Sunday, August 13, 2006

...

i know sometimes i'm a troublesome people.. i'm too sensitive, especially to people i care.. so i tend to hurt myself with their words or actions.. i'm just thinking too much i guess.. but i never doubt about my ability to get heal and stand up again..
ganbate

good thing that i can take nihongo.. but from yesterday meeting.. i know some erm not-so-nice people are still with us it's obvious that they are not considerate people.. they can't come to the time sensei suggested because they don't want.. not because they can't.. what's wrong with having class at 8am or during lunch time?? if you really want this course, you should be prepared to sacrifice.. for me that's not even considered as sacrifice... i don't believe anyone in ubd will get malnutritious from skipping one meal.. i pity sensei,, which motivates me to maintain my grade A in japanese...

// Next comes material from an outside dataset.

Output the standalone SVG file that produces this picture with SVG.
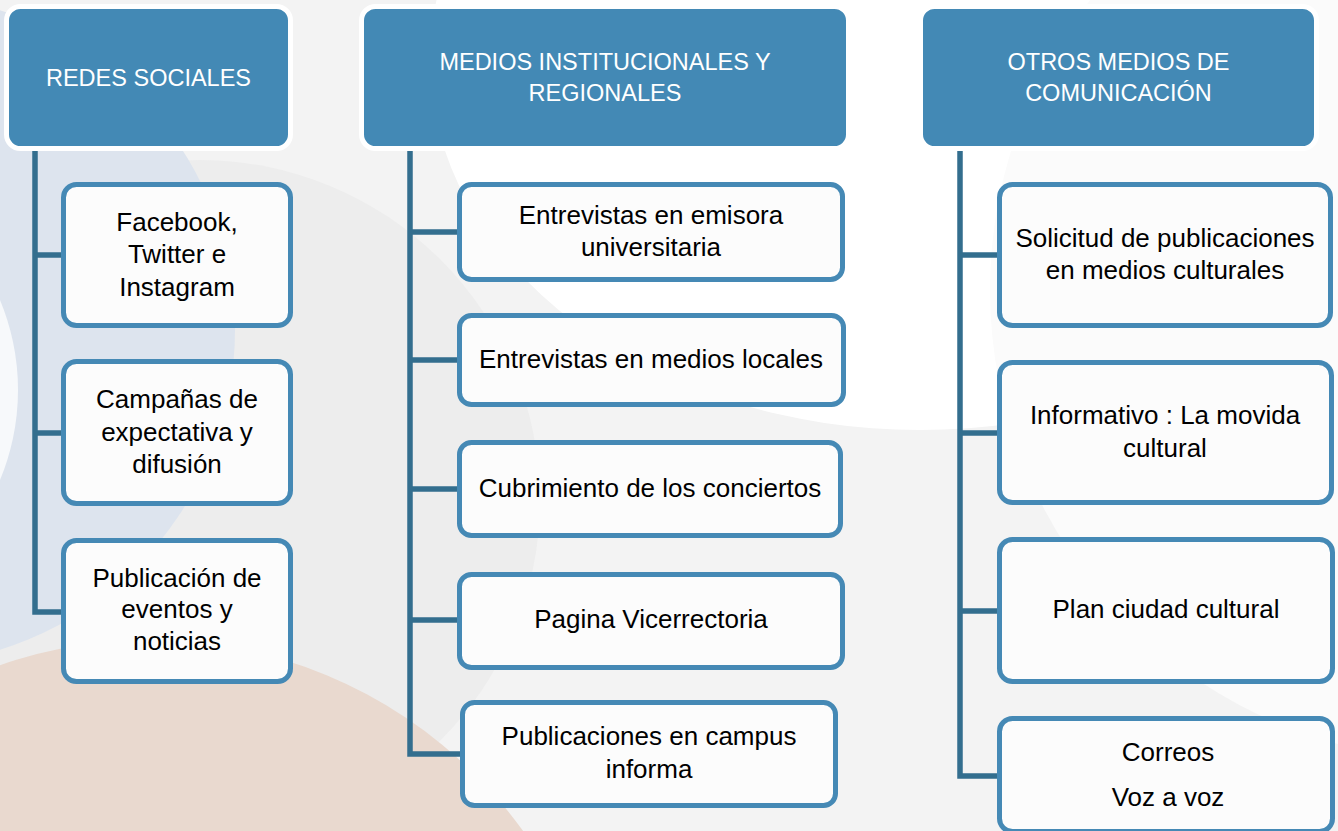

my niece has a small electric organ.. i love playing with it.. my big electric keyboard is not good now.. guess something;s wrong with the switch.. have to fix it soon.. i miss playing it.. especially now there's a lot of new songs.. better find their code out so i can play them... it's a biggest sorry in my life now that i nevr get the chance to learn piano.. i told myself i'll learn it one day when i start working, earning my own money.. it's still not cheap now to learn.. now i'm thinking perhaps what i'm interested is keyboard.. since i love pop music more than classical music..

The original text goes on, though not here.